• **What you should do**
Leave out the pictures, and return only the lines running from the one that contains "Recreate this image" to the one that contains "azimuth = list(range(0, 361, 5))", both included, exactly as they appear.
══════
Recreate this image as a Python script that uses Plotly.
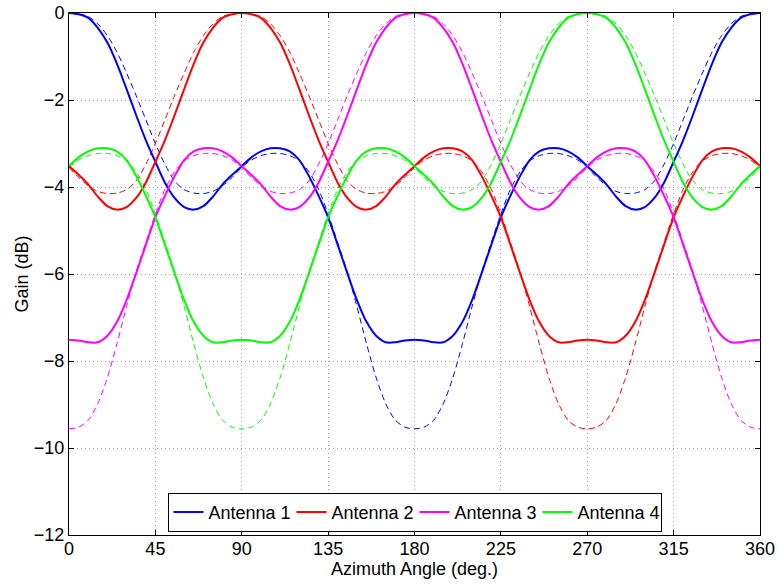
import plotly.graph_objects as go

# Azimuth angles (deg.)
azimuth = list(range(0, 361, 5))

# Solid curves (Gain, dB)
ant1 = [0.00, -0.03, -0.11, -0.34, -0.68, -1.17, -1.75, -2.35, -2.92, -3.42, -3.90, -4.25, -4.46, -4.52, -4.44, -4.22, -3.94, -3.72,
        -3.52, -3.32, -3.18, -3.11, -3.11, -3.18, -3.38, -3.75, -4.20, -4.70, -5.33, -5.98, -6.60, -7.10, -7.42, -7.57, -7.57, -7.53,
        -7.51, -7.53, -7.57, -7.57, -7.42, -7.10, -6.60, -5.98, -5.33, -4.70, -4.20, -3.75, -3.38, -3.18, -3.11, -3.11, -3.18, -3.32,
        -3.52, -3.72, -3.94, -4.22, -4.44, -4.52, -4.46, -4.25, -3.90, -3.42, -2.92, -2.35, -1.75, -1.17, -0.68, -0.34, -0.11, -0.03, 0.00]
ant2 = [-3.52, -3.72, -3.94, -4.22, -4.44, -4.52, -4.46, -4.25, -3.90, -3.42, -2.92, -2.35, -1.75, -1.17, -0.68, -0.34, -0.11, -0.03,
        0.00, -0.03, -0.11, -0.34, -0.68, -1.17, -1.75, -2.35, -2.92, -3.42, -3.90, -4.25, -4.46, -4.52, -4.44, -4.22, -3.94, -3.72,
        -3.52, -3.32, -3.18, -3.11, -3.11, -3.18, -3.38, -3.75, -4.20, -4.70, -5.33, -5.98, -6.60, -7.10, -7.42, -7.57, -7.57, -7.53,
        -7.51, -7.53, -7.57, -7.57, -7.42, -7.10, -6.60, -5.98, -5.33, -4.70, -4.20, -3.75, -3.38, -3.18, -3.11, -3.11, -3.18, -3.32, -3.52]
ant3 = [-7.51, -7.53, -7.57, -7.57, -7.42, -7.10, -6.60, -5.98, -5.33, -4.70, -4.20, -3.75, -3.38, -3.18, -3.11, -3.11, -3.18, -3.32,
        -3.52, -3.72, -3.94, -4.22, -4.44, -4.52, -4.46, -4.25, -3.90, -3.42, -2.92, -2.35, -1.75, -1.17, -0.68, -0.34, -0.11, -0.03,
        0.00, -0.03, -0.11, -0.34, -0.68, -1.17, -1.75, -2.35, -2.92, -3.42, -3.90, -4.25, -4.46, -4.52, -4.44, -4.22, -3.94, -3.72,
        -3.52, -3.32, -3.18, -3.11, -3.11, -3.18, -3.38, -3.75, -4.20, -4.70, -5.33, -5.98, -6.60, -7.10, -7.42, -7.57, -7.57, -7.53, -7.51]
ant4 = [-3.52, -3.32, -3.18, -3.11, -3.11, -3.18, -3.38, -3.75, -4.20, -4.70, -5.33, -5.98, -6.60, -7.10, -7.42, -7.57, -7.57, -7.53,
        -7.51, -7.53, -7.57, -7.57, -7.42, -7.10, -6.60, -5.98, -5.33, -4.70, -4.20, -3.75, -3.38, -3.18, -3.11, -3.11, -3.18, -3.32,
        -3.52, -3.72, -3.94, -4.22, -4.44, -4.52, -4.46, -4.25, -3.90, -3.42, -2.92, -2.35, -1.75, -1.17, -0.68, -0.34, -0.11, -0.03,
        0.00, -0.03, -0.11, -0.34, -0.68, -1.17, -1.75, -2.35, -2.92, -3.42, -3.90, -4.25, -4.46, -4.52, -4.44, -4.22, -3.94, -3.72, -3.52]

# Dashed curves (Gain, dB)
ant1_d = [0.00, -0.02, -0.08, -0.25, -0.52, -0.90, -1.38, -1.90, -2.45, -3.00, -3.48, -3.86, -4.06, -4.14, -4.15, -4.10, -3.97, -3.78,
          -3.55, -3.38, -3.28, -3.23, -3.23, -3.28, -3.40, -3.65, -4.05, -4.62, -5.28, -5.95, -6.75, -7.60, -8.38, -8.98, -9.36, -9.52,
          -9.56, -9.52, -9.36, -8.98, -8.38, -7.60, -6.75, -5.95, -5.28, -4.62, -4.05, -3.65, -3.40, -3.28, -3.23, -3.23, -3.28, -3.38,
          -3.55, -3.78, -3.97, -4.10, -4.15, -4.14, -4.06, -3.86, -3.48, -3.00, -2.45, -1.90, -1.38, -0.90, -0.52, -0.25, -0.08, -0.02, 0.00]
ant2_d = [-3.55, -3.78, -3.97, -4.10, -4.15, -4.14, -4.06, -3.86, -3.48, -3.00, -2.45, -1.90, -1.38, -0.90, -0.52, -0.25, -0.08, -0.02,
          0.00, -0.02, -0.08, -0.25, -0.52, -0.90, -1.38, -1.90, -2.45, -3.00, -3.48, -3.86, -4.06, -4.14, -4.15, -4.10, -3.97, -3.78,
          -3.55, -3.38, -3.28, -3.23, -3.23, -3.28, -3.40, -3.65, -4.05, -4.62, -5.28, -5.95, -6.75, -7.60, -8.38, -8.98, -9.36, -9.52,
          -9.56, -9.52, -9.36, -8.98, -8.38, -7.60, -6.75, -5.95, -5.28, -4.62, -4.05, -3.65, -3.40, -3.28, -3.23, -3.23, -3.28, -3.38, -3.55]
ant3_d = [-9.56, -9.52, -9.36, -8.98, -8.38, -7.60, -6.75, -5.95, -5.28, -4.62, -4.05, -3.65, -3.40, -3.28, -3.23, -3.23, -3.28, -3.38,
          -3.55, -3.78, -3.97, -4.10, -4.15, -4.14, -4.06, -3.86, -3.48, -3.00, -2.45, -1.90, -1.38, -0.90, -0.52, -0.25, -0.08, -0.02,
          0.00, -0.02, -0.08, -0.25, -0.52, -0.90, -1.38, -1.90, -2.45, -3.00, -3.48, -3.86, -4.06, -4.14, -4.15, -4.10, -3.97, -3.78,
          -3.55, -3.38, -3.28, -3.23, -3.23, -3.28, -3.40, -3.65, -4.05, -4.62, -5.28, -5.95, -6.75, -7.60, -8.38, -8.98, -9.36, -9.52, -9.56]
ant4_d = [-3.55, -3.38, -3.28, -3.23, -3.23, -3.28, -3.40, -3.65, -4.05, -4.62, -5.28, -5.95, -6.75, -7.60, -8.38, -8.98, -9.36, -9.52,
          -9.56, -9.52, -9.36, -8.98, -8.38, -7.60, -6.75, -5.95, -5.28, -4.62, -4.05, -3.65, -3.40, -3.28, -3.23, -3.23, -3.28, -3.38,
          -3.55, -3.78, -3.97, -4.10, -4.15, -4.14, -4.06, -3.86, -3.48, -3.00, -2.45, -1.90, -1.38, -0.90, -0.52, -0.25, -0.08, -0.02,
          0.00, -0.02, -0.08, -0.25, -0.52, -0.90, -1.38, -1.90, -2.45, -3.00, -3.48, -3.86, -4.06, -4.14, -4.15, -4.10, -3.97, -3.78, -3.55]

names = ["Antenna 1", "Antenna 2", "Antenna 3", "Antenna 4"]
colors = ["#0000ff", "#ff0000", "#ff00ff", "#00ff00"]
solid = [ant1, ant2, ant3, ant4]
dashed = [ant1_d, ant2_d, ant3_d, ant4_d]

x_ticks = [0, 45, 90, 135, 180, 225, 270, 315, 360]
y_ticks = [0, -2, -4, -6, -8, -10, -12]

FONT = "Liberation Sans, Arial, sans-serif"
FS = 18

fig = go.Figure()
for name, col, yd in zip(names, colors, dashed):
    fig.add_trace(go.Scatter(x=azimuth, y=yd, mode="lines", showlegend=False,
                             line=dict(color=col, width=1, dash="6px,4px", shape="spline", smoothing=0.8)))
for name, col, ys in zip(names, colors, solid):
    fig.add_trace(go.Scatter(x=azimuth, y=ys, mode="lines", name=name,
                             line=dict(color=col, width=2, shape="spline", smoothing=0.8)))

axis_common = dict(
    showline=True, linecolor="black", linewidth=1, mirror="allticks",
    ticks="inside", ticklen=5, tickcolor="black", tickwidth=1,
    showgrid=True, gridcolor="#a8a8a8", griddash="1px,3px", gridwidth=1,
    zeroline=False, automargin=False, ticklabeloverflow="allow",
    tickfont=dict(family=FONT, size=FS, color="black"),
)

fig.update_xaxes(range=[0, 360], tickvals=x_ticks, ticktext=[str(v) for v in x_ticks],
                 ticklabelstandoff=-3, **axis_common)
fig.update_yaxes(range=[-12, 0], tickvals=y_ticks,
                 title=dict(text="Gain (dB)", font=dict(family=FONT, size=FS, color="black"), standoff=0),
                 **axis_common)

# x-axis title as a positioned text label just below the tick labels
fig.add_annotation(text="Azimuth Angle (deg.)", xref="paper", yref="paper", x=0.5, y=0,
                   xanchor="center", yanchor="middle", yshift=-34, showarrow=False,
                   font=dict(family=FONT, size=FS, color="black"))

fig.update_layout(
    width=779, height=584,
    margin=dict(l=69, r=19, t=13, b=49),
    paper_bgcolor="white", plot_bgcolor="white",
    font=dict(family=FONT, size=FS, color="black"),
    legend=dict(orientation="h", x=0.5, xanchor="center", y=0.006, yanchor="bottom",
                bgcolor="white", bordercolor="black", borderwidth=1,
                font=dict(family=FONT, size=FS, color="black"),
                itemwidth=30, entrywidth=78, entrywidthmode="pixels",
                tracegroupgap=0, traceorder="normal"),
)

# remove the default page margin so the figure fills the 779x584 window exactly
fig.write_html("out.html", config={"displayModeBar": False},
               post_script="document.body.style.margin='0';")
══════
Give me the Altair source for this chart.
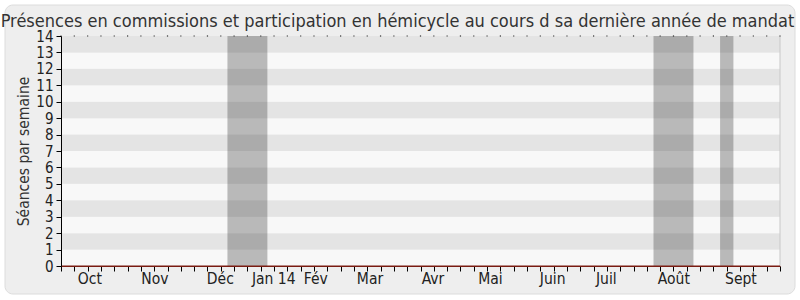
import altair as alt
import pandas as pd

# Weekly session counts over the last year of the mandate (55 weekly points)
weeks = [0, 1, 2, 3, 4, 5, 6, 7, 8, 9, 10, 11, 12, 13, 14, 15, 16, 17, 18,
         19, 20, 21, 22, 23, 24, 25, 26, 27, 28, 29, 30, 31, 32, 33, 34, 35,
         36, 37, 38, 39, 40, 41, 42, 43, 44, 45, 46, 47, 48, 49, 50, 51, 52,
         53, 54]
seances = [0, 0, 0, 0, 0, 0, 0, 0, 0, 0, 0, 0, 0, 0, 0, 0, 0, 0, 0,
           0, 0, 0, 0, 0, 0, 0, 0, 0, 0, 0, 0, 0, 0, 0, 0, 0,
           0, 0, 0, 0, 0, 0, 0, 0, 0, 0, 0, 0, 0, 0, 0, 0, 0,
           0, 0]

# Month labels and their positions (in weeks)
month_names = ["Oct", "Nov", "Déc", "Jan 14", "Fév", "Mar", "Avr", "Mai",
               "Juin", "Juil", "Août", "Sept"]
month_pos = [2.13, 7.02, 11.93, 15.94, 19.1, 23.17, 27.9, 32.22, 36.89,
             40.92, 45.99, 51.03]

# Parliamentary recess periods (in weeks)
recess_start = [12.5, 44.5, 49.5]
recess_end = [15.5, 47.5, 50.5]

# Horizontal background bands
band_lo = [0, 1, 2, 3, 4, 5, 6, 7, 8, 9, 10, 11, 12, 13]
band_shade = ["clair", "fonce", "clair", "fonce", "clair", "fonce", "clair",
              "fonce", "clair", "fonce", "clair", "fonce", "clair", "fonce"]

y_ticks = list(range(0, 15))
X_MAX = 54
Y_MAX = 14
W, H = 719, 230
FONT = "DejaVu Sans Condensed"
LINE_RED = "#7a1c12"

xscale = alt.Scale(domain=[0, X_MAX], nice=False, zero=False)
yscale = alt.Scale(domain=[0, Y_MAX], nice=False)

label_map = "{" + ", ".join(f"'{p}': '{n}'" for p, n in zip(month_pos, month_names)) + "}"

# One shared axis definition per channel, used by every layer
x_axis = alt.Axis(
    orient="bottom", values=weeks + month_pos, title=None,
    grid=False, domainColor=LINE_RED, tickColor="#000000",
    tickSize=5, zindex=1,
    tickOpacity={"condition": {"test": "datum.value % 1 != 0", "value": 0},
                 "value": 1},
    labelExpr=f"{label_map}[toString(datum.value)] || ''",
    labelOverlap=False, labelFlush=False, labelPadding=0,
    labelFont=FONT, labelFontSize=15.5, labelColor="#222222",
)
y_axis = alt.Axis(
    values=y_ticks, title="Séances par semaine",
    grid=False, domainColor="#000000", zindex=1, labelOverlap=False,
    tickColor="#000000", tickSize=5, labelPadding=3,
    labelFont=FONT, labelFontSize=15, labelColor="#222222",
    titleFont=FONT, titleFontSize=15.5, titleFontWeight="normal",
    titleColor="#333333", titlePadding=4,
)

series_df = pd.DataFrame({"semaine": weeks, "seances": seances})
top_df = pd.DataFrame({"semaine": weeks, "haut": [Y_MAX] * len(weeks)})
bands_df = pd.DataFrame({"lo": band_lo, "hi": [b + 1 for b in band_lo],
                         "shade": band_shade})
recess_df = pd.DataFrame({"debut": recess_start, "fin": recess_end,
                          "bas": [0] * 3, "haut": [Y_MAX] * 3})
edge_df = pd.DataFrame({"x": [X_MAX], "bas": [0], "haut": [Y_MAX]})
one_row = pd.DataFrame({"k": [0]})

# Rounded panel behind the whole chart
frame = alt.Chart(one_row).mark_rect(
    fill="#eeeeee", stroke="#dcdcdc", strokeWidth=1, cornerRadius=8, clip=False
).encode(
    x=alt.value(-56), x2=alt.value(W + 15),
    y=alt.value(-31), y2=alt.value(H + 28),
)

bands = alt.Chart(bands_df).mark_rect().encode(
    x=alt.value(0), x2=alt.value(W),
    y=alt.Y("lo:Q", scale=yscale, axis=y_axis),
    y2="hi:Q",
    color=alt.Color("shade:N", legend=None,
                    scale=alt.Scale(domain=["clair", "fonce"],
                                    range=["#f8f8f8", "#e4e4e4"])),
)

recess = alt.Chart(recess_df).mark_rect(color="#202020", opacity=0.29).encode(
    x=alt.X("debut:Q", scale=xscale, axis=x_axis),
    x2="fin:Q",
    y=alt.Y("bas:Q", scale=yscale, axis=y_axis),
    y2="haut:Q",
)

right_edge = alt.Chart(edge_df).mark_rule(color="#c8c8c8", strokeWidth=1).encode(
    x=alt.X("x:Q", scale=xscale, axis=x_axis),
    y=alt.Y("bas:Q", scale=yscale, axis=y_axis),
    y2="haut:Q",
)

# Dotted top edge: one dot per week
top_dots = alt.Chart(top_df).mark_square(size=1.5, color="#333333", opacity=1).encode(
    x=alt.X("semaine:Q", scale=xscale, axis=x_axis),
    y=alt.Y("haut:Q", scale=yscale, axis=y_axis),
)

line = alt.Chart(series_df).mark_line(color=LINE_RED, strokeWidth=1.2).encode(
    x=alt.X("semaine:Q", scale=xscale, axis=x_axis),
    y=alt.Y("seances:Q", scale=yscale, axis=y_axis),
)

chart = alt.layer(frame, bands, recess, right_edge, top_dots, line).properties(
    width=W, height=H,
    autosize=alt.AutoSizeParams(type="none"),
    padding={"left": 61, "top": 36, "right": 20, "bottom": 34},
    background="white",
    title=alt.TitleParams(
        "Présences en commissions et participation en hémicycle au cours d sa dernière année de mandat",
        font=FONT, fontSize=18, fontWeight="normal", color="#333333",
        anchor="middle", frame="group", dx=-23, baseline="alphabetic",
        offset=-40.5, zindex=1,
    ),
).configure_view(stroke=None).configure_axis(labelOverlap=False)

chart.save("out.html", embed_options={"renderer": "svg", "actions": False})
══════
• **The answer**
Recreate this image as a Python script that uses Plotly.
import plotly.graph_objects as go

# Azimuth angles (deg.)
azimuth = list(range(0, 361, 5))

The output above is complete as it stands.